**SOURCE EXCERPT:**

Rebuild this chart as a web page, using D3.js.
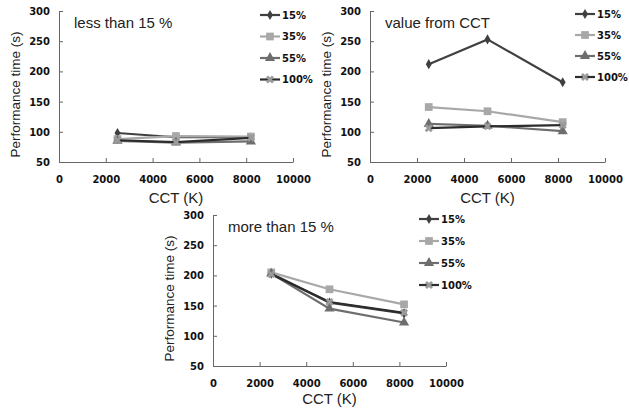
<!DOCTYPE html>
<html>
<head>
<meta charset="utf-8">
<script src="https://cdn.jsdelivr.net/npm/d3@7"></script>
<style>
  body { margin: 0; background: #fff; }
  svg { display: block; }
</style>
</head>
<body>
<div id="chart"></div>
<script>
// values
var cct = [2500, 5000, 8200];
var seriesNames = ["15%", "35%", "55%", "100%"];
var xTicks = [0, 2000, 4000, 6000, 8000, 10000];
var yTicks = [50, 100, 150, 200, 250, 300];

// one row per series (15%, 35%, 55%, 100%)
var lessThan15 = [[98, 91, 91], [88, 93, 92], [85, 82, 84], [86, 83, 90]];
var fromCCT = [[212, 253, 182], [141, 134, 116], [113, 110, 101], [106, 109, 111]];
var moreThan15 = [[203, 155, 137], [205, 177, 152], [203, 145, 122], [202, 156, 138]];

var width = 629, height = 408;

var svg = d3.select("#chart")
    .append("svg")
    .attr("width", width)
    .attr("height", height);

// look of each series
var lineColor = ["#404040", "#a8a8a8", "#6e6e6e", "#2c2c2c"];
var markColor = ["#404040", "#a8a8a8", "#6e6e6e", "#9a9a9a"];
var markType = [d3.symbolDiamond, d3.symbolSquare, d3.symbolTriangle, d3.symbolCross];
var markSize = [30, 60, 45, 40];

var panels = [
    { title: "less than 15 %", data: lessThan15, left: 59, right: 293, top: 11, bottom: 162,
      legX: 260, legY: 15, legStep: 21.5, xTitle: 41 },
    { title: "value from CCT", data: fromCCT, left: 370, right: 605, top: 11, bottom: 162,
      legX: 575, legY: 14, legStep: 21, xTitle: 41 },
    { title: "more than 15 %", data: moreThan15, left: 213, right: 446, top: 215, bottom: 366,
      legX: 419, legY: 219, legStep: 22, xTitle: 38 }
];

function drawPanel(p) {
    var g = svg.append("g");

    var x = d3.scaleLinear().domain([0, 10000]).range([p.left, p.right]);
    var y = d3.scaleLinear().domain([50, 300]).range([p.bottom, p.top]);

    // axes (ticks point inward like the original)
    var xAxis = g.append("g")
        .attr("transform", "translate(0," + p.bottom + ")")
        .call(d3.axisBottom(x).tickValues(xTicks).tickFormat(d3.format("d"))
            .tickSize(-4).tickSizeOuter(0).tickPadding(14));
    var yAxis = g.append("g")
        .attr("transform", "translate(" + p.left + ",0)")
        .call(d3.axisLeft(y).tickValues(yTicks).tickSize(-4).tickSizeOuter(0).tickPadding(9));

    [xAxis, yAxis].forEach(function(a) {
        a.select(".domain").attr("stroke", "#666");
        a.selectAll(".tick line").attr("stroke", "#666");
        a.selectAll(".tick text")
            .attr("fill", "#111")
            .style("font-family", "DejaVu Sans")
            .style("font-weight", "bold")
            .style("font-size", "10px");
    });
    yAxis.selectAll(".tick text").attr("dy", "0.35em");

    // axis titles
    g.append("text")
        .attr("x", (p.left + p.right) / 2)
        .attr("y", p.bottom + p.xTitle)
        .attr("text-anchor", "middle")
        .style("font-family", "Liberation Sans, Arial")
        .style("font-size", "15px")
        .attr("fill", "#222")
        .text("CCT (K)");

    g.append("text")
        .attr("transform", "translate(" + (p.left - 39) + "," + ((p.top + p.bottom) / 2 + 8) + ") rotate(-90)")
        .attr("text-anchor", "middle")
        .style("font-family", "Liberation Sans, Arial")
        .style("font-size", "13.5px")
        .attr("fill", "#222")
        .text("Performance time (s)");

    // panel title
    g.append("text")
        .attr("x", p.left + 15)
        .attr("y", p.top + 17)
        .style("font-family", "Liberation Sans, Arial")
        .style("font-size", "15px")
        .attr("fill", "#222")
        .text(p.title);

    var line = d3.line()
        .x(function(d, i) { return x(cct[i]); })
        .y(function(d) { return y(d); });

    p.data.forEach(function(vals, s) {
        g.append("path")
            .datum(vals)
            .attr("d", line)
            .attr("fill", "none")
            .attr("stroke", lineColor[s])
            .attr("stroke-width", 2.2);

        g.selectAll(".m" + s)
            .data(vals)
            .enter()
            .append("path")
            .attr("transform", function(d, i) {
                var r = s == 3 ? " rotate(45)" : "";
                return "translate(" + x(cct[i]) + "," + y(d) + ")" + r;
            })
            .attr("d", d3.symbol().type(markType[s]).size(markSize[s]))
            .attr("fill", markColor[s]);
    });

    // legend
    seriesNames.forEach(function(name, s) {
        var ly = p.legY + s * p.legStep;
        g.append("line")
            .attr("x1", p.legX).attr("x2", p.legX + 20)
            .attr("y1", ly).attr("y2", ly)
            .attr("stroke", lineColor[s])
            .attr("stroke-width", 2.2);
        g.append("path")
            .attr("transform", "translate(" + (p.legX + 10) + "," + ly + ")" + (s == 3 ? " rotate(45)" : ""))
            .attr("d", d3.symbol().type(markType[s]).size(markSize[s]))
            .attr("fill", markColor[s]);
        g.append("text")
            .attr("x", p.legX + 22)
            .attr("y", ly)
            .attr("dy", "0.35em")
            .style("font-family", "DejaVu Sans")
            .style("font-weight", "bold")
            .style("font-size", "10px")
            .attr("fill", "#111")
            .text(name);
    });
}

panels.forEach(drawPanel);
</script>
</body>
</html>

**GIVEN REQUEST:** Please write out all the data again word for word, but not the pictures.

**OUTPUT OF THE TASK:**
Rebuild this chart as a web page, using D3.js.
<!DOCTYPE html>
<html>
<head>
<meta charset="utf-8">
<script src="https://cdn.jsdelivr.net/npm/d3@7"></script>
<style>
  body { margin: 0; background: #fff; }
  svg { display: block; }
</style>
</head>
<body>
<div id="chart"></div>
<script>
// values
var cct = [2500, 5000, 8200];
var seriesNames = ["15%", "35%", "55%", "100%"];
var xTicks = [0, 2000, 4000, 6000, 8000, 10000];
var yTicks = [50, 100, 150, 200, 250, 300];

// one row per series (15%, 35%, 55%, 100%)
var lessThan15 = [[98, 91, 91], [88, 93, 92], [85, 82, 84], [86, 83, 90]];
var fromCCT = [[212, 253, 182], [141, 134, 116], [113, 110, 101], [106, 109, 111]];
var moreThan15 = [[203, 155, 137], [205, 177, 152], [203, 145, 122], [202, 156, 138]];

var width = 629, height = 408;

var svg = d3.select("#chart")
    .append("svg")
    .attr("width", width)
    .attr("height", height);

// look of each series
var lineColor = ["#404040", "#a8a8a8", "#6e6e6e", "#2c2c2c"];
var markColor = ["#404040", "#a8a8a8", "#6e6e6e", "#9a9a9a"];
var markType = [d3.symbolDiamond, d3.symbolSquare, d3.symbolTriangle, d3.symbolCross];
var markSize = [30, 60, 45, 40];

var panels = [
    { title: "less than 15 %", data: lessThan15, left: 59, right: 293, top: 11, bottom: 162,
      legX: 260, legY: 15, legStep: 21.5, xTitle: 41 },
    { title: "value from CCT", data: fromCCT, left: 370, right: 605, top: 11, bottom: 162,
      legX: 575, legY: 14, legStep: 21, xTitle: 41 },
    { title: "more than 15 %", data: moreThan15, left: 213, right: 446, top: 215, bottom: 366,
      legX: 419, legY: 219, legStep: 22, xTitle: 38 }
];

function drawPanel(p) {
    var g = svg.append("g");

    var x = d3.scaleLinear().domain([0, 10000]).range([p.left, p.right]);
    var y = d3.scaleLinear().domain([50, 300]).range([p.bottom, p.top]);

    // axes (ticks point inward like the original)
    var xAxis = g.append("g")
        .attr("transform", "translate(0," + p.bottom + ")")
        .call(d3.axisBottom(x).tickValues(xTicks).tickFormat(d3.format("d"))
            .tickSize(-4).tickSizeOuter(0).tickPadding(14));
    var yAxis = g.append("g")
        .attr("transform", "translate(" + p.left + ",0)")
        .call(d3.axisLeft(y).tickValues(yTicks).tickSize(-4).tickSizeOuter(0).tickPadding(9));

    [xAxis, yAxis].forEach(function(a) {
        a.select(".domain").attr("stroke", "#666");
        a.selectAll(".tick line").attr("stroke", "#666");
        a.selectAll(".tick text")
            .attr("fill", "#111")
            .style("font-family", "DejaVu Sans")
            .style("font-weight", "bold")
            .style("font-size", "10px");
    });
    yAxis.selectAll(".tick text").attr("dy", "0.35em");

    // axis titles
    g.append("text")
        .attr("x", (p.left + p.right) / 2)
        .attr("y", p.bottom + p.xTitle)
        .attr("text-anchor", "middle")
        .style("font-family", "Liberation Sans, Arial")
        .style("font-size", "15px")
        .attr("fill", "#222")
        .text("CCT (K)");

    g.append("text")
        .attr("transform", "translate(" + (p.left - 39) + "," + ((p.top + p.bottom) / 2 + 8) + ") rotate(-90)")
        .attr("text-anchor", "middle")
        .style("font-family", "Liberation Sans, Arial")
        .style("font-size", "13.5px")
        .attr("fill", "#222")
        .text("Performance time (s)");

    // panel title
    g.append("text")
        .attr("x", p.left + 15)
        .attr("y", p.top + 17)
        .style("font-family", "Liberation Sans, Arial")
        .style("font-size", "15px")
        .attr("fill", "#222")
        .text(p.title);

    var line = d3.line()
        .x(function(d, i) { return x(cct[i]); })
        .y(function(d) { return y(d); });

    p.data.forEach(function(vals, s) {
        g.append("path")
            .datum(vals)
            .attr("d", line)
            .attr("fill", "none")
            .attr("stroke", lineColor[s])
            .attr("stroke-width", 2.2);

        g.selectAll(".m" + s)
            .data(vals)
            .enter()
            .append("path")
            .attr("transform", function(d, i) {
                var r = s == 3 ? " rotate(45)" : "";
                return "translate(" + x(cct[i]) + "," + y(d) + ")" + r;
            })
            .attr("d", d3.symbol().type(markType[s]).size(markSize[s]))
            .attr("fill", markColor[s]);
    });

    // legend
    seriesNames.forEach(function(name, s) {
        var ly = p.legY + s * p.legStep;
        g.append("line")
            .attr("x1", p.legX).attr("x2", p.legX + 20)
            .attr("y1", ly).attr("y2", ly)
            .attr("stroke", lineColor[s])
            .attr("stroke-width", 2.2);
        g.append("path")
            .attr("transform", "translate(" + (p.legX + 10) + "," + ly + ")" + (s == 3 ? " rotate(45)" : ""))
            .attr("d", d3.symbol().type(markType[s]).size(markSize[s]))
            .attr("fill", markColor[s]);
        g.append("text")
            .attr("x", p.legX + 22)
            .attr("y", ly)
            .attr("dy", "0.35em")
            .style("font-family", "DejaVu Sans")
            .style("font-weight", "bold")
            .style("font-size", "10px")
            .attr("fill", "#111")
            .text(name);
    });
}

panels.forEach(drawPanel);
</script>
</body>
</html>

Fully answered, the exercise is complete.